**PROBLEM DETAILS:**
Images are not part of the copy; write out the rest of the data exactly as given.

---+---

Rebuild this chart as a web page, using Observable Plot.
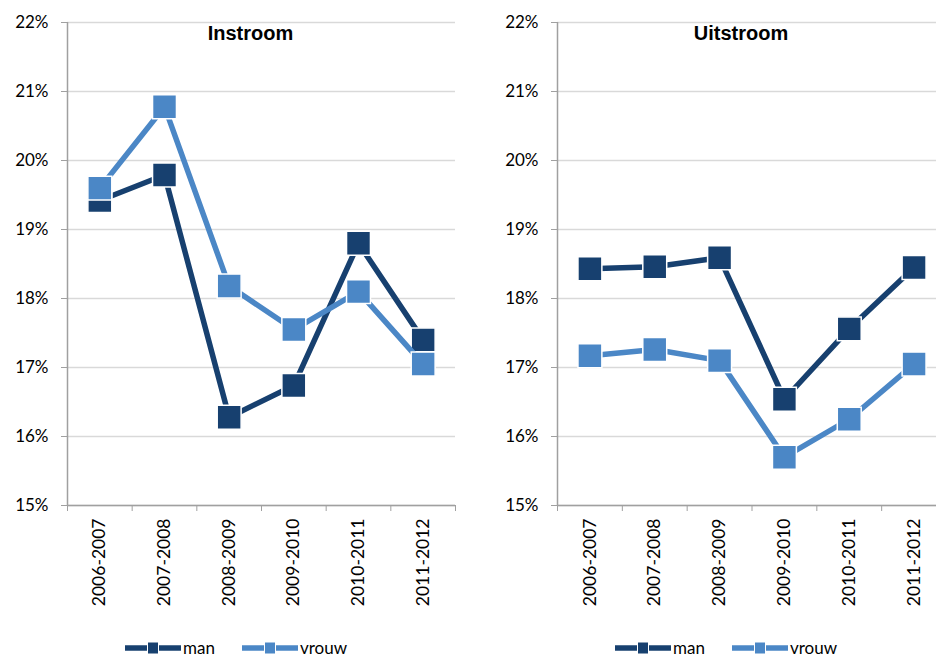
<!DOCTYPE html>
<html>
<head>
<meta charset="utf-8">
<script src="https://cdn.jsdelivr.net/npm/d3@7"></script>
<script src="https://cdn.jsdelivr.net/npm/@observablehq/plot@0.6"></script>
<style>
  html, body { margin: 0; padding: 0; background: #fff; }
  #wrap { position: relative; width: 936px; height: 657px; overflow: hidden; font-family: Lato, "Open Sans", sans-serif; }
  .panel { position: absolute; top: 0; }
  .legend { position: absolute; top: 638px; display: flex; align-items: center; font-size: 17px; line-height: 20px; color: #000; }
  .legend .item { display: flex; align-items: center; margin-right: 27px; }
  .legend svg { display: block; margin-right: 2px; }
</style>
</head>
<body>
<div id="wrap"></div>
<script>
const categories = ["2006-2007", "2007-2008", "2008-2009", "2009-2010", "2010-2011", "2011-2012"];
const seriesNames = ["man", "vrouw"];
const instroomMan   = [19.42, 19.79, 16.28, 16.74, 18.80, 17.40];
const instroomVrouw = [19.60, 20.78, 18.18, 17.55, 18.10, 17.05];
const uitstroomMan   = [18.43, 18.46, 18.59, 16.54, 17.56, 18.45];
const uitstroomVrouw = [17.17, 17.26, 17.10, 15.70, 16.25, 17.05];
const yTicks = [15, 16, 17, 18, 19, 20, 21, 22];
const titles = ["Instroom", "Uitstroom"];

const colors = {man: "#17406f", vrouw: "#4b87c6"};

function panel(title, man, vrouw, opts) {
  const data = [];
  categories.forEach((c, i) => {
    data.push({cat: c, i, series: "man", v: man[i]});
    data.push({cat: c, i, series: "vrouw", v: vrouw[i]});
  });
  const idx = d3.range(categories.length);
  const bounds = d3.range(categories.length + 1).map(k => k - 0.5);
  const marks = [
    Plot.gridY(yTicks, {stroke: "#d9d9d9", strokeOpacity: 1, strokeWidth: 1.5}),
    Plot.ruleY([15], {stroke: "#a0a0a0", strokeWidth: 1.5}),
    Plot.ruleX([-0.5], {stroke: "#a0a0a0", strokeWidth: 1.5}),
    Plot.axisY({ticks: yTicks, label: null, tickFormat: d => d + "%", tickSize: 6, tickPadding: 13, stroke: "#a0a0a0", fill: "#000", fontSize: 17}),
    Plot.axisX({ticks: bounds, label: null, tickSize: 6, tickFormat: () => "", stroke: "#a0a0a0"}),
    Plot.axisX({ticks: idx, label: null, tickSize: 0, tickPadding: 13, tickRotate: -90, tickFormat: i => categories[i], fill: "#000", fontSize: 17.5})
  ];
  for (const s of seriesNames) {
    const d = data.filter(r => r.series === s);
    marks.push(Plot.line(d, {x: "i", y: "v", stroke: colors[s], strokeWidth: 5.5, strokeLinejoin: "miter"}));
    marks.push(Plot.dot(d, {x: "i", y: "v", symbol: "square", r: 13.5, fill: colors[s], stroke: "#fff", strokeWidth: 1.5}));
  }
  marks.push(Plot.text([title], {frameAnchor: "top", dx: opts.titleDx, dy: 3, text: d => d, fontWeight: "bold", fontFamily: "Liberation Sans, Arial, sans-serif", fontSize: 20, fill: "#000"}));
  return Plot.plot({
    width: opts.width,
    height: 620,
    marginLeft: opts.marginLeft,
    marginRight: opts.marginRight,
    marginTop: 22,
    marginBottom: 115,
    x: {domain: [-0.5, 5.5], axis: null},
    y: {domain: [15, 22], axis: null},
    style: {fontFamily: "Lato, 'Open Sans', sans-serif", fontSize: "17px", color: "#000", background: "transparent", overflow: "visible"},
    marks
  });
}

const wrap = document.getElementById("wrap");

const left = panel(titles[0], instroomMan, instroomVrouw, {width: 468, marginLeft: 67, marginRight: 13, titleDx: -11});
left.classList.add("panel");
left.style.left = "0px";
wrap.appendChild(left);

const right = panel(titles[1], uitstroomMan, uitstroomVrouw, {width: 478, marginLeft: 89, marginRight: 0, titleDx: -11});
right.classList.add("panel");
right.style.left = "468px";
wrap.appendChild(right);

function legend(x) {
  const div = document.createElement("div");
  div.className = "legend";
  div.style.left = x + "px";
  for (const s of seriesNames) {
    const item = document.createElement("div");
    item.className = "item";
    item.innerHTML = `<svg width="56" height="16"><line x1="0" x2="56" y1="8" y2="8" stroke="${colors[s]}" stroke-width="5.5"/><rect x="22.5" y="2" width="11" height="12" fill="${colors[s]}" stroke="#fff" stroke-width="1"/></svg><span>${s}</span>`;
    div.appendChild(item);
  }
  wrap.appendChild(div);
}
legend(125);
legend(615);
</script>
</body>
</html>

---+---

**ANSWER FOR THIS EXERCISE:**
Rebuild this chart as a web page, using Observable Plot.
<!DOCTYPE html>
<html>
<head>
<meta charset="utf-8">
<script src="https://cdn.jsdelivr.net/npm/d3@7"></script>
<script src="https://cdn.jsdelivr.net/npm/@observablehq/plot@0.6"></script>
<style>
  html, body { margin: 0; padding: 0; background: #fff; }
  #wrap { position: relative; width: 936px; height: 657px; overflow: hidden; font-family: Lato, "Open Sans", sans-serif; }
  .panel { position: absolute; top: 0; }
  .legend { position: absolute; top: 638px; display: flex; align-items: center; font-size: 17px; line-height: 20px; color: #000; }
  .legend .item { display: flex; align-items: center; margin-right: 27px; }
  .legend svg { display: block; margin-right: 2px; }
</style>
</head>
<body>
<div id="wrap"></div>
<script>
const categories = ["2006-2007", "2007-2008", "2008-2009", "2009-2010", "2010-2011", "2011-2012"];
const seriesNames = ["man", "vrouw"];
const instroomMan   = [19.42, 19.79, 16.28, 16.74, 18.80, 17.40];
const instroomVrouw = [19.60, 20.78, 18.18, 17.55, 18.10, 17.05];
const uitstroomMan   = [18.43, 18.46, 18.59, 16.54, 17.56, 18.45];
const uitstroomVrouw = [17.17, 17.26, 17.10, 15.70, 16.25, 17.05];
const yTicks = [15, 16, 17, 18, 19, 20, 21, 22];
const titles = ["Instroom", "Uitstroom"];

const colors = {man: "#17406f", vrouw: "#4b87c6"};

function panel(title, man, vrouw, opts) {
  const data = [];
  categories.forEach((c, i) => {
    data.push({cat: c, i, series: "man", v: man[i]});
    data.push({cat: c, i, series: "vrouw", v: vrouw[i]});
  });
  const idx = d3.range(categories.length);
  const bounds = d3.range(categories.length + 1).map(k => k - 0.5);
  const marks = [
    Plot.gridY(yTicks, {stroke: "#d9d9d9", strokeOpacity: 1, strokeWidth: 1.5}),
    Plot.ruleY([15], {stroke: "#a0a0a0", strokeWidth: 1.5}),
    Plot.ruleX([-0.5], {stroke: "#a0a0a0", strokeWidth: 1.5}),
    Plot.axisY({ticks: yTicks, label: null, tickFormat: d => d + "%", tickSize: 6, tickPadding: 13, stroke: "#a0a0a0", fill: "#000", fontSize: 17}),
    Plot.axisX({ticks: bounds, label: null, tickSize: 6, tickFormat: () => "", stroke: "#a0a0a0"}),
    Plot.axisX({ticks: idx, label: null, tickSize: 0, tickPadding: 13, tickRotate: -90, tickFormat: i => categories[i], fill: "#000", fontSize: 17.5})
  ];
  for (const s of seriesNames) {
    const d = data.filter(r => r.series === s);
    marks.push(Plot.line(d, {x: "i", y: "v", stroke: colors[s], strokeWidth: 5.5, strokeLinejoin: "miter"}));
    marks.push(Plot.dot(d, {x: "i", y: "v", symbol: "square", r: 13.5, fill: colors[s], stroke: "#fff", strokeWidth: 1.5}));
  }
  marks.push(Plot.text([title], {frameAnchor: "top", dx: opts.titleDx, dy: 3, text: d => d, fontWeight: "bold", fontFamily: "Liberation Sans, Arial, sans-serif", fontSize: 20, fill: "#000"}));
  return Plot.plot({
    width: opts.width,
    height: 620,
    marginLeft: opts.marginLeft,
    marginRight: opts.marginRight,
    marginTop: 22,
    marginBottom: 115,
    x: {domain: [-0.5, 5.5], axis: null},
    y: {domain: [15, 22], axis: null},
    style: {fontFamily: "Lato, 'Open Sans', sans-serif", fontSize: "17px", color: "#000", background: "transparent", overflow: "visible"},
    marks
  });
}

const wrap = document.getElementById("wrap");

const left = panel(titles[0], instroomMan, instroomVrouw, {width: 468, marginLeft: 67, marginRight: 13, titleDx: -11});
left.classList.add("panel");
left.style.left = "0px";
wrap.appendChild(left);

const right = panel(titles[1], uitstroomMan, uitstroomVrouw, {width: 478, marginLeft: 89, marginRight: 0, titleDx: -11});
right.classList.add("panel");
right.style.left = "468px";
wrap.appendChild(right);

function legend(x) {
  const div = document.createElement("div");
  div.className = "legend";
  div.style.left = x + "px";
  for (const s of seriesNames) {
    const item = document.createElement("div");
    item.className = "item";
    item.innerHTML = `<svg width="56" height="16"><line x1="0" x2="56" y1="8" y2="8" stroke="${colors[s]}" stroke-width="5.5"/><rect x="22.5" y="2" width="11" height="12" fill="${colors[s]}" stroke="#fff" stroke-width="1"/></svg><span>${s}</span>`;
    div.appendChild(item);
  }
  wrap.appendChild(div);
}
legend(125);
legend(615);
</script>
</body>
</html>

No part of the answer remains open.